Saturday, July 19, 2014


Burnt Crust 

Once in a while comes a horror film that resets the template and then for years afterwards, everyone slavishly copies its gimmicks. Akshay Akkineni’s Pizza (remake of a hit Tamil film) is a paint-by-numbers horror flick with not an ounce of freshness in it, but there is a novel twist in the end, which leads to a possible sequel.

There are the usual horror devices, creepy bungalow, doors banging shut, lights playing truant, bloody footprints, ghosts with faces painted white, corpses that keep moving to spooky effect.  In fact before something jumps out of the 3D screen, you can see it coming. And, if a horror film begins with a nightmare sequence, it is likely to be a con job throughout.

Kunal (Akshay Oberoi) is a pizza delivery boy and his wife Nikita (Parvathy Omanakuttan) a struggling writer working on a horror novel. For an impoverished couple worried about the baby to come, they live in a rather stylish apartment.

Kunal works in a small outlet, with two other staff, a boss (Rajesh Sharma) who is up to some shady business, and is also in the grip of a tantric because his wife seems to be possessed by an evil spirit.

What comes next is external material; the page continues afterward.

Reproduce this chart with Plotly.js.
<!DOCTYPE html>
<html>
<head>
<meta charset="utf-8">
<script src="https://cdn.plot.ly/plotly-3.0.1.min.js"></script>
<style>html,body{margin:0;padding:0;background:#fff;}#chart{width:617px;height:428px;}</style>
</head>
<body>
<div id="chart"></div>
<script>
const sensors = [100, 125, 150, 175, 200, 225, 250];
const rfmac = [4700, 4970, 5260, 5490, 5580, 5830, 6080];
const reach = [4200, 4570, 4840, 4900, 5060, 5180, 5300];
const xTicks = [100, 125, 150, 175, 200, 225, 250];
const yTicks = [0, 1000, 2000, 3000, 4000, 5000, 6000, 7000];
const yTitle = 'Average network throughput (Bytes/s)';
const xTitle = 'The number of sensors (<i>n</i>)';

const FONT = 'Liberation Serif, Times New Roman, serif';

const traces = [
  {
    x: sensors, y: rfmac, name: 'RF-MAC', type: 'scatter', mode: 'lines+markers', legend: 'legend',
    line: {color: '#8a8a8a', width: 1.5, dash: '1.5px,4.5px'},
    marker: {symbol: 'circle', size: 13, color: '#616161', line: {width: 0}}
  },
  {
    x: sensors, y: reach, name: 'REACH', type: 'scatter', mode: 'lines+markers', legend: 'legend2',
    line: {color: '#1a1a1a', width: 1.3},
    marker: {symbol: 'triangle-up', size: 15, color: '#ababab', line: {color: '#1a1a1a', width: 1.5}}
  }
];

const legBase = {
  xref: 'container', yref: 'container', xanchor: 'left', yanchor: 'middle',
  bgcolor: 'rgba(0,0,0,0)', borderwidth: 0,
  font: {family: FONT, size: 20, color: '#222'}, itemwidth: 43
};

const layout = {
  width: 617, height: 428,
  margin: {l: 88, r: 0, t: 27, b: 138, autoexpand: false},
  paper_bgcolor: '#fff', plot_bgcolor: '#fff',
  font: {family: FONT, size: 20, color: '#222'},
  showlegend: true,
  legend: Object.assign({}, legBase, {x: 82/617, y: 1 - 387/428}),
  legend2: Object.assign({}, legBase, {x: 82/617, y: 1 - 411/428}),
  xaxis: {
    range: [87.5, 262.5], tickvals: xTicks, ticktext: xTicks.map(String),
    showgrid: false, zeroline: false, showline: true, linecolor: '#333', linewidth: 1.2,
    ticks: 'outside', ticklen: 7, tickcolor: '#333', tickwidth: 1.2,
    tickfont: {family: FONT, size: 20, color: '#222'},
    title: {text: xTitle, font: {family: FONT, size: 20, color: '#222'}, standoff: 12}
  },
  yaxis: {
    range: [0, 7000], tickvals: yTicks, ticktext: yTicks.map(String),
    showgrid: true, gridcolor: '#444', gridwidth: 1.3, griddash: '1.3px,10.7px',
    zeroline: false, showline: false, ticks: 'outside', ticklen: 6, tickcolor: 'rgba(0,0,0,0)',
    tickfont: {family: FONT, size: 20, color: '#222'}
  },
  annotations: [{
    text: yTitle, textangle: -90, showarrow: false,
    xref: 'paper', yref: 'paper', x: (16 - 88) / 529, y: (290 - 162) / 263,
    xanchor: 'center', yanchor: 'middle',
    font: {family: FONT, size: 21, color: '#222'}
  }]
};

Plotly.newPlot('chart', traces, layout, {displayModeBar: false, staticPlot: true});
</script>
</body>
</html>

One evening, Kunal is asked to deliver a pizza to a bungalow. He doesn’t have change, the lady of the house (Dipannita Sharma) goes upstairs to fetch some, the doors slam shut, the power goes off, the phones crash; for the first half of the film, and most of the second, Kunal is trapped in the bungalow, with weird things happening.  The woman’s husband (Arunoday Singh) appears and then turns up dead, a child calls Kunal “Papa,” there’s blood, eerie effects, worms devouring the pizza, and the viewer getting fidgety, wondering if all this is going anywhere.

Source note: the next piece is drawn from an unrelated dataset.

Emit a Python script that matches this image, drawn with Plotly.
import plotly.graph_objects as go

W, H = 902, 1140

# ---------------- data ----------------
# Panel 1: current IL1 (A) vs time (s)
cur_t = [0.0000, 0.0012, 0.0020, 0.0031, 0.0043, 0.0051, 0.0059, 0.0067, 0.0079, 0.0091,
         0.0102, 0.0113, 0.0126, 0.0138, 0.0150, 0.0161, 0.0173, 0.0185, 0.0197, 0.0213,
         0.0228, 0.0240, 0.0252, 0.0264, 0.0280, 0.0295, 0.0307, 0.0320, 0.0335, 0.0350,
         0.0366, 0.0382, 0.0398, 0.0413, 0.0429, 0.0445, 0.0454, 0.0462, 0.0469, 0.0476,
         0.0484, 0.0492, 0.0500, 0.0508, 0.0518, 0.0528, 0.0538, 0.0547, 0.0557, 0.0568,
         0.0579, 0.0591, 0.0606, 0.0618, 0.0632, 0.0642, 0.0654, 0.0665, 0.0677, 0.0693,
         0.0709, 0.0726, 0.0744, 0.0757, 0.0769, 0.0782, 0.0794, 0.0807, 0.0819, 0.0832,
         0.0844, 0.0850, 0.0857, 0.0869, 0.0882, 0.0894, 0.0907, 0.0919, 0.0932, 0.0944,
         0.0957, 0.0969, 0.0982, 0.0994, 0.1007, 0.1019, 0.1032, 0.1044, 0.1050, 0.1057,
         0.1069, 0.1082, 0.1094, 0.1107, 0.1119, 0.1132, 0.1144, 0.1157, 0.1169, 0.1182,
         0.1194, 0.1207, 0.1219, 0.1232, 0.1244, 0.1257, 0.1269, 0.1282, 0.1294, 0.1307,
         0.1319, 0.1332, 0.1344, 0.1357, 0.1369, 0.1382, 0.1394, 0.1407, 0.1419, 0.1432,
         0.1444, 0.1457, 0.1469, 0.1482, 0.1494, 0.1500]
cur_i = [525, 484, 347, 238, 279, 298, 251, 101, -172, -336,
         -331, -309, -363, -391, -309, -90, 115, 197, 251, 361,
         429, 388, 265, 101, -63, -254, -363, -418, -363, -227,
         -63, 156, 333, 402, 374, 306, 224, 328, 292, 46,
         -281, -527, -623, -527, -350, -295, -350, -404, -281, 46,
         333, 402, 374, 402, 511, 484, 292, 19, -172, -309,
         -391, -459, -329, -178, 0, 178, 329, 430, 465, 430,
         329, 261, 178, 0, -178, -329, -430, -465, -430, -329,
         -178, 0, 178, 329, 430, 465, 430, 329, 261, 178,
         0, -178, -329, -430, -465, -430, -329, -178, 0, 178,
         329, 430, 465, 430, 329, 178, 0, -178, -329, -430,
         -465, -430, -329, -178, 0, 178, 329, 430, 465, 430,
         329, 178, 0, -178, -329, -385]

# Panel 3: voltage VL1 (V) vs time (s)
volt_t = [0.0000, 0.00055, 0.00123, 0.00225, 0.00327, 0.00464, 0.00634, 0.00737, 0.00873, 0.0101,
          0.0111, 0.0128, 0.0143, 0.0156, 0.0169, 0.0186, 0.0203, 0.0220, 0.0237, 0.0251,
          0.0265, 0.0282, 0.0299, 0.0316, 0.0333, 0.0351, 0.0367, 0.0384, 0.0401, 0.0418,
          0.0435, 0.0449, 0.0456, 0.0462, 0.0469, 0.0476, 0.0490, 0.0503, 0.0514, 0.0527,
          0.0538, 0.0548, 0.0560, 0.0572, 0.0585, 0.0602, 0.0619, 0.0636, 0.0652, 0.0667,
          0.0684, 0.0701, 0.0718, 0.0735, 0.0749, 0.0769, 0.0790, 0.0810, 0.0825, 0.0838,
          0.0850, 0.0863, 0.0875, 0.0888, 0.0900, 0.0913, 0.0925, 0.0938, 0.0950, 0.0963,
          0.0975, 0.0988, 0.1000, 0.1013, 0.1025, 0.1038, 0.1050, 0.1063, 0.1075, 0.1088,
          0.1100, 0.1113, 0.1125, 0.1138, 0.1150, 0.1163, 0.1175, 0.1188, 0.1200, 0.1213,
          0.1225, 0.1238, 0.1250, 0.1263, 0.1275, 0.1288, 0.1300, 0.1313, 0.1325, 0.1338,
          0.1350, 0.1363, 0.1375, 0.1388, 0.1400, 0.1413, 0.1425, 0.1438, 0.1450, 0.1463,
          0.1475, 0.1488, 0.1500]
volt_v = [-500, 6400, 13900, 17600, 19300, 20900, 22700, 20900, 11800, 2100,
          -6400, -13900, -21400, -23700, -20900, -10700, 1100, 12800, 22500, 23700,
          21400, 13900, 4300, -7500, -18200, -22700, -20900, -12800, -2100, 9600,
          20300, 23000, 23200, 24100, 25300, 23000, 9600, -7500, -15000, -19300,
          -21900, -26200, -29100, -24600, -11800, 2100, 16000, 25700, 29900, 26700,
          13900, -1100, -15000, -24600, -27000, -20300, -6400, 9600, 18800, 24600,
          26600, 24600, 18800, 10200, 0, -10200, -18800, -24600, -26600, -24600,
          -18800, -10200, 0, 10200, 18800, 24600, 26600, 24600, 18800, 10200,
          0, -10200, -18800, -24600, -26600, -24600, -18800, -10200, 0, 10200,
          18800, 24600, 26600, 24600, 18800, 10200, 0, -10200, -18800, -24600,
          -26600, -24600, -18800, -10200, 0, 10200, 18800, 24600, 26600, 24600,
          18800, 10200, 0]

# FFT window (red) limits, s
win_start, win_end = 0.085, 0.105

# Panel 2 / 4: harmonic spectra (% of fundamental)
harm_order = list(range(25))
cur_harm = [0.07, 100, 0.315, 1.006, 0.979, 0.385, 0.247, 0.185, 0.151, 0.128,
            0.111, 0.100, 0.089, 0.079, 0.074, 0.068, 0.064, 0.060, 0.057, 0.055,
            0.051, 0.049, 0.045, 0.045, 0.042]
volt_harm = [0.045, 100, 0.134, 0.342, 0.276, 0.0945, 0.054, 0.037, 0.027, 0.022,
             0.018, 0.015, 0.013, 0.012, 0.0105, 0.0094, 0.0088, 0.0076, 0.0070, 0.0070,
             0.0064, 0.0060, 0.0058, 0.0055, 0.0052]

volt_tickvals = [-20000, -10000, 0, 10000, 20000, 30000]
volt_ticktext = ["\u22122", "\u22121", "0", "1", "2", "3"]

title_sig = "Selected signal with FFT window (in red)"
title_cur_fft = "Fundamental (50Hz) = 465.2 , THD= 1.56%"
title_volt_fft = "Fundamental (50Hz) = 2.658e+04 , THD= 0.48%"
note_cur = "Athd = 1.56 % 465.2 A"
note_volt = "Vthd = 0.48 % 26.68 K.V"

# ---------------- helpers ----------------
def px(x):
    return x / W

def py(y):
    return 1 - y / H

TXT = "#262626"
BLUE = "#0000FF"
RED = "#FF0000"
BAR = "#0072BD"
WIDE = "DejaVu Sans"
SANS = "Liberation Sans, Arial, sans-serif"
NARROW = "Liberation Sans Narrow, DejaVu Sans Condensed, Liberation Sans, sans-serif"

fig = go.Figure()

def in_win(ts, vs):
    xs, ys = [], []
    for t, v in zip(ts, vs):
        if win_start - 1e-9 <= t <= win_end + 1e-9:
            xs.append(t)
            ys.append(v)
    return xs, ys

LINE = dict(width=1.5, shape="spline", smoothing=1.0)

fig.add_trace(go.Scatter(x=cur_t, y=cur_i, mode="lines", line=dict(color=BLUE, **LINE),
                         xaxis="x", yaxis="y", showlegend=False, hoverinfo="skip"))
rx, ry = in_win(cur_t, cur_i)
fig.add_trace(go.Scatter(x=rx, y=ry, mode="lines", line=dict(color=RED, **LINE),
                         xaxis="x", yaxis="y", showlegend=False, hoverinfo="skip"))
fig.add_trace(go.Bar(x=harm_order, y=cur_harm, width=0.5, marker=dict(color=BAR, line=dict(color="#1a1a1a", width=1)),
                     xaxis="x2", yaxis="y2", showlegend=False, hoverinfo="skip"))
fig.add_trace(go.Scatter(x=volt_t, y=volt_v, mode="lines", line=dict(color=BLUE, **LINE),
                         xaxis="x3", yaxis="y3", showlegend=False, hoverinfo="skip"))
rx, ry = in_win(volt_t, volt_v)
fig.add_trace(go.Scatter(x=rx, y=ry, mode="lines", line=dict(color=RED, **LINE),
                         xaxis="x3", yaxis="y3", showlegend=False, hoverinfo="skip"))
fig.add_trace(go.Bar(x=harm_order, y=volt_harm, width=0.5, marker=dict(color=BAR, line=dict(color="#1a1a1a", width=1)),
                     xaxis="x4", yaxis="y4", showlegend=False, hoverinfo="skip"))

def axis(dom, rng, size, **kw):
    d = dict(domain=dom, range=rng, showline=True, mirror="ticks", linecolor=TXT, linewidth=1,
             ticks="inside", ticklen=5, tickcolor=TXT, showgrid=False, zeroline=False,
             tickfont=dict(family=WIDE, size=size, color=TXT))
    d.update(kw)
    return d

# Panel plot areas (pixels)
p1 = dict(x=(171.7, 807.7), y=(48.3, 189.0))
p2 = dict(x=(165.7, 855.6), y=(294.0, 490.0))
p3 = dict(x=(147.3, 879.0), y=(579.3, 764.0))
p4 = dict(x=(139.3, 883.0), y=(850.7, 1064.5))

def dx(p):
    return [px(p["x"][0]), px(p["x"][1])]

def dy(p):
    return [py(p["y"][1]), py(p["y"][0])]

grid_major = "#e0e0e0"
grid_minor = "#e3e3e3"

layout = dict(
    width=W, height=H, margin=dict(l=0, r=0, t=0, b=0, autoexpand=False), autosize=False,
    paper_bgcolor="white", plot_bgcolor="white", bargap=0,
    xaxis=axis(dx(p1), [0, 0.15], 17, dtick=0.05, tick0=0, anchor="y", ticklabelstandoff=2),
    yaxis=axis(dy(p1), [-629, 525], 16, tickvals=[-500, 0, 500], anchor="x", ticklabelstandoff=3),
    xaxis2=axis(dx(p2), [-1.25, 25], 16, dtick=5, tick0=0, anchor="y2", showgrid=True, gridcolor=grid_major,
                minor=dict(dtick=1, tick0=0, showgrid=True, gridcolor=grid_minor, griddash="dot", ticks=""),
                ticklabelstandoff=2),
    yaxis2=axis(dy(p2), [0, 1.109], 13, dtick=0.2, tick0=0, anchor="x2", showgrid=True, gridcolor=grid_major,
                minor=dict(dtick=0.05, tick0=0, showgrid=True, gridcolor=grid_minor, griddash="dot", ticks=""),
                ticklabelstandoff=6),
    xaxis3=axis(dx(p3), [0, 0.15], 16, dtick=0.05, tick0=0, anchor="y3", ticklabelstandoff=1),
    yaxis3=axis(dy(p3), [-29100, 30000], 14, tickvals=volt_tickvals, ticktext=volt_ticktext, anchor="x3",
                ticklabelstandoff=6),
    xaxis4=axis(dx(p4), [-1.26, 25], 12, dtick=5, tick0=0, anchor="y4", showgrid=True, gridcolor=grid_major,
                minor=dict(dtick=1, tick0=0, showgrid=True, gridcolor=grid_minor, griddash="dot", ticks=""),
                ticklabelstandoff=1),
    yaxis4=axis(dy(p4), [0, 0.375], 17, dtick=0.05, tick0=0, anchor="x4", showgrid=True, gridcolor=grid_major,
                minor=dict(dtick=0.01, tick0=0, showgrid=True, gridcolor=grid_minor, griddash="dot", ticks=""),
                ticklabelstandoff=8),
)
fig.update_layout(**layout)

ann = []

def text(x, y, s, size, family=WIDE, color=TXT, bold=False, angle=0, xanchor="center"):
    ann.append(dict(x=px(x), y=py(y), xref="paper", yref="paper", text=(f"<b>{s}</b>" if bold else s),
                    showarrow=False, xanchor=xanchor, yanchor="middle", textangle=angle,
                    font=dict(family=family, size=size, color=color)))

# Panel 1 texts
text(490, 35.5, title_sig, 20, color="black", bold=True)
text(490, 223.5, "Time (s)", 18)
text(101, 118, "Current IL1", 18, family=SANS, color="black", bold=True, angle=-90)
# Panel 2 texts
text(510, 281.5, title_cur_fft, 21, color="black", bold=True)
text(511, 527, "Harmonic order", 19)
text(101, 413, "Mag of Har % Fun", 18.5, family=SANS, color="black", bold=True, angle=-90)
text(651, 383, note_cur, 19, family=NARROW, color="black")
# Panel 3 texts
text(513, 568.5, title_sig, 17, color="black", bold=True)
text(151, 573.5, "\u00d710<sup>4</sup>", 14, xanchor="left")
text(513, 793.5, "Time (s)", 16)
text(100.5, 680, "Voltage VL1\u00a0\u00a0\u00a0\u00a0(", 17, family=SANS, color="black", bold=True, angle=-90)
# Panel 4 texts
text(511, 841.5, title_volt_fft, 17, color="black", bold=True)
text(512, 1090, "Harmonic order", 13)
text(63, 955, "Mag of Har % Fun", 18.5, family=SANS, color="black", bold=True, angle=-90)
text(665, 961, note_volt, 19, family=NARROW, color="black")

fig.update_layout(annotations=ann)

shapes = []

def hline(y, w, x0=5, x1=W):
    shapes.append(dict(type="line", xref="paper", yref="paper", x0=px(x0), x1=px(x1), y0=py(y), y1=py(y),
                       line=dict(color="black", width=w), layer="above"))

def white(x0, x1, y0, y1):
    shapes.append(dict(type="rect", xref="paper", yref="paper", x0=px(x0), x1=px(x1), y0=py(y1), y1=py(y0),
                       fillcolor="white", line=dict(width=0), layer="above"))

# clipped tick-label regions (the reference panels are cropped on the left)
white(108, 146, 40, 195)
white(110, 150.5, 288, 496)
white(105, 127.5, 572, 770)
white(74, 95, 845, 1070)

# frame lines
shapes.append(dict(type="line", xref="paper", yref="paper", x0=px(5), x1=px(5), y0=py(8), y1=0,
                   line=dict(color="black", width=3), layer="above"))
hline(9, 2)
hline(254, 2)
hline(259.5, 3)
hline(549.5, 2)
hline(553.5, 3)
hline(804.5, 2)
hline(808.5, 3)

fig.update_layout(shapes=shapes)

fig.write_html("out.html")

Akshay gets out of the bungalow eventually, looking shaken and dishevelled, but his wife who had come to rescue him, has vanished. His co-workers have to go back to the bungalow to retrieve his bike and they face some scares too.

After it is revealed what really happened, some of the moments are revealed as phony (for instance, the hands emerging from under the bed, that Kunal who narrates the story to his friends could not have seen), and put in just for effect.

It is shot well, and the grisly bits are all there, so for fans of horror films, this may be a one-time watch. It hasn’t rewritten any genre rules though.